The Greek government envisages the conversion of a depleted natural gas deposit in the Gulf of Kavala, northern Greece, into an underground natural gas storage facility as part of a wider effort to bolster the country’s geopolitical role and establish it as a regional energy hub.
Speaking in Greek Parliament, Environment and Energy Minister Panos Skourletis criticized TAIPED, the State Privatization Fund, into which this national asset has been transferred, for “not having shown any interest all these years, despite the fact that natural gas storage stands as a highly significant issue throughout Europe and such spaces are greatly sought after.”
According to energypress sources, the environment and energy ministry is prepared to press ahead with proceedings to utilize the space once a work group assembled by the ministry to study the prospect has completed its work, even if this means regaining control of the asset from TAIPED.
Even the former energy minister Yiannis Maniatis, who held the portfolio under Greece’s pre-Syriza administration and had authorized the depleted gas deposit’s transfer to TAIPED during his tenure, has appeared dissatisfied by the lack of progress.
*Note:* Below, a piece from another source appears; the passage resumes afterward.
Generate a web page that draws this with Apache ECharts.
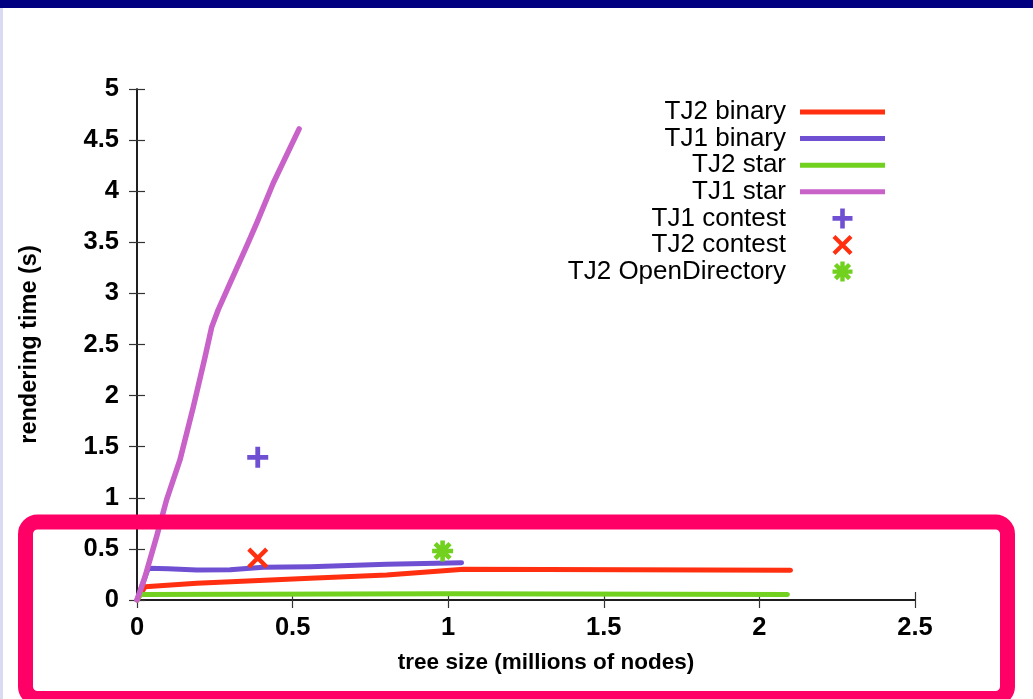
<!DOCTYPE html>
<html>
<head>
<meta charset="utf-8">
<script src="https://cdn.jsdelivr.net/npm/echarts@6/dist/echarts.min.js"></script>
<style>
html,body{margin:0;padding:0;background:#fff;}
#chart{width:1033px;height:699px;}
</style>
</head>
<body>
<div id="chart"></div>
<script>
// ---- data (x: millions of nodes, y: seconds) ----
const seriesNames = ['TJ2 binary', 'TJ1 binary', 'TJ2 star', 'TJ1 star', 'TJ1 contest', 'TJ2 contest', 'TJ2 OpenDirectory'];
const tj2Binary = [[0,0],[0.026,0.13],[0.192,0.163],[0.556,0.212],[0.802,0.245],[1.05,0.30],[2.1,0.29]];
const tj1Binary = [[0,0],[0.036,0.31],[0.1,0.305],[0.192,0.293],[0.299,0.295],[0.406,0.32],[0.556,0.326],[0.802,0.349],[1.043,0.365]];
const tj2Star = [[0,0],[0.012,0.055],[1.0,0.06],[2.09,0.055]];
const tj1Star = [[0,0],[0.026,0.23],[0.063,0.62],[0.095,0.98],[0.138,1.37],[0.181,1.89],[0.218,2.37],[0.240,2.67],[0.261,2.84],[0.299,3.10],[0.352,3.46],[0.385,3.69],[0.438,4.08],[0.521,4.61]];
const tj1Contest = [[0.388,1.396]];
const tj2Contest = [[0.388,0.41]];
const tj2OpenDir = [[0.982,0.479]];
const xTicks = [0, 0.5, 1, 1.5, 2, 2.5];
const yTicks = [0, 0.5, 1, 1.5, 2, 2.5, 3, 3.5, 4, 4.5, 5];

const colors = {red:'#ff2f0f', purple:'#6f50d2', green:'#72d11f', orchid:'#c862c8'};
const plusPath = 'path://M-1.15,-5H1.15V-1.15H5V1.15H1.15V5H-1.15V1.15H-5V-1.15H-1.15Z';
const crossPath = 'path://M-2.9,-4.1L4.1,2.9L2.9,4.1L-4.1,-2.9Z M2.9,-4.1L4.1,-2.9L-2.9,4.1L-4.1,2.9Z';
const starPath = 'path://M-1.1,-5H1.1V5H-1.1Z M-5,-1.1H5V1.1H-5Z M-2.76,-4.31L4.31,2.76L2.76,4.31L-4.31,-2.76Z M2.76,-4.31L4.31,-2.76L-2.76,4.31L-4.31,2.76Z';
const lineIcon = 'path://M0,0H17V1H0Z';

const font = 'Liberation Sans, Arial, sans-serif';
const axisLine = {show:true, lineStyle:{color:'#111', width:1.5}};
const tickStyle = {show:true, inside:true, length:8, lineStyle:{color:'#333', width:1.2}};

function lineSeries(name, data, color, width) {
  return {
    name, type:'line', data, symbol:'none', showSymbol:false,
    lineStyle:{color, width, cap:'round', join:'round'}, itemStyle:{color},
    emphasis:{disabled:true}, animation:false
  };
}
function scatterSeries(name, data, color, symbol, size) {
  return {
    name, type:'scatter', data, symbol, symbolSize:size, symbolKeepAspect:true,
    itemStyle:{color, opacity:1}, emphasis:{disabled:true}, animation:false, z:5
  };
}

const chart = echarts.init(document.getElementById('chart'), null, {renderer:'canvas'});
chart.setOption({
  backgroundColor:'#ffffff',
  animation:false,
  grid:{left:137, top:89, right:118, bottom:99, containLabel:false},
  xAxis:[{
    type:'value', min:0, max:2.5, interval:0.5,
    axisLine, axisTick:tickStyle, splitLine:{show:false},
    axisLabel:{fontFamily:font, fontSize:25.5, fontWeight:'bold', color:'#000', margin:15,
      formatter:v => xTicks.indexOf(v) >= 0 ? String(v) : ''},
    name:'tree size (millions of nodes)', nameLocation:'middle', nameGap:51,
    nameTextStyle:{fontFamily:font, fontSize:22.5, fontWeight:'bold', color:'#000', verticalAlign:'top', padding:[0,0,0,40]}
  },{
    type:'value', min:0, max:2.5, interval:0.5, position:'top',
    axisLine, axisTick:tickStyle, axisLabel:{show:false}, splitLine:{show:false}
  }],
  yAxis:[{
    type:'value', min:0, max:5, interval:0.5,
    axisLine, axisTick:tickStyle, splitLine:{show:false},
    axisLabel:{fontFamily:font, fontSize:25.5, fontWeight:'bold', color:'#000', margin:18,
      formatter:v => yTicks.indexOf(v) >= 0 ? String(v) : ''},
    name:'rendering time (s)', nameLocation:'middle', nameGap:95, nameRotate:90,
    nameTextStyle:{fontFamily:font, fontSize:23.5, fontWeight:'bold', color:'#000'}
  },{
    type:'value', min:0, max:5, interval:0.5, position:'right',
    axisLine, axisTick:tickStyle, axisLabel:{show:false}, splitLine:{show:false}
  }],
  legend:{
    orient:'vertical', right:148, top:99, align:'right', padding:0,
    itemWidth:85, itemHeight:20, itemGap:0.6,
    selectedMode:false,
    textStyle:{fontFamily:font, fontSize:26, color:'#000', padding:[0,9,0,0]},
    data:[
      {name:seriesNames[0], icon:lineIcon},
      {name:seriesNames[1], icon:lineIcon},
      {name:seriesNames[2], icon:lineIcon},
      {name:seriesNames[3], icon:lineIcon},
      {name:seriesNames[4]},
      {name:seriesNames[5]},
      {name:seriesNames[6]}
    ]
  },
  series:[
    lineSeries(seriesNames[0], tj2Binary, colors.red, 5),
    lineSeries(seriesNames[1], tj1Binary, colors.purple, 5),
    lineSeries(seriesNames[2], tj2Star, colors.green, 5),
    lineSeries(seriesNames[3], tj1Star, colors.orchid, 5.5),
    scatterSeries(seriesNames[4], tj1Contest, colors.purple, plusPath, 21),
    scatterSeries(seriesNames[5], tj2Contest, colors.red, crossPath, 21),
    scatterSeries(seriesNames[6], tj2OpenDir, colors.green, starPath, 21)
  ],
  graphic:[
    {type:'rect', left:0, top:0, shape:{width:1033, height:8}, style:{fill:'#000080'}, z:100, silent:true},
    {type:'rect', left:0, top:8, shape:{width:3, height:691}, style:{fill:'#dadaf2'}, z:100, silent:true},
    {type:'rect', x:25.5, y:522, shape:{x:0, y:0, width:982, height:176.5, r:12},
      style:{fill:null, stroke:'#ff0066', lineWidth:15}, z:100, silent:true}
  ]
});
</script>
</body>
</html>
Natural gas storage needs in the wider region are expected to significantly increase once deposits in Israel and Cyprus are fully developed for production. The scheduled launch of the TAP (Trans Adriatic Pipeline) project in 2020 also elevates the role to be played by the underground natural gas storage facility as no other storage facility exists along the pipeline’s route. Just one natural gas storage facility operates in the wider area, in Chiren, Bulgaria, not on the TAP route, but its storage and supply capacities are limited.
The Europea Union, seeking to bolster supply security, supports the development of such projects. The Gulf of Kavala deposit’s prospective conversion into an underground natural gas storage facility was initially classified as a Project of Common Interest (PCI), a status ensuring EU funding, but was removed from the list last year as the project had remained stagnant.
The depleted natural gas deposit is controlled by Energean Oil & Gas, which holds licenses for deposits in the wider area. The company’s operating license was granted a further two-year extension last November. Otherwise, the Greek State would have needed to find funds to protect and maintain the facility.
The prospect of converting the depleted natural gas deposit in the Gulf of Kavala into an underground natural gas storage facility had been examined in 2011 by Energean – according to company officials it remains interested – the Greek State, as well as DESFA, the natural gas grid operator. At the end of 2011, the national asset was transferred to TAIPED for privatization through an international tender. However, this procedure never got off the ground despite an interest expressed by Edison and Energean.
The underground natural gas storage facility’s development would offer a capacity of roughly 500 million cubic meters, which would greatly upgrade energy security in Greece.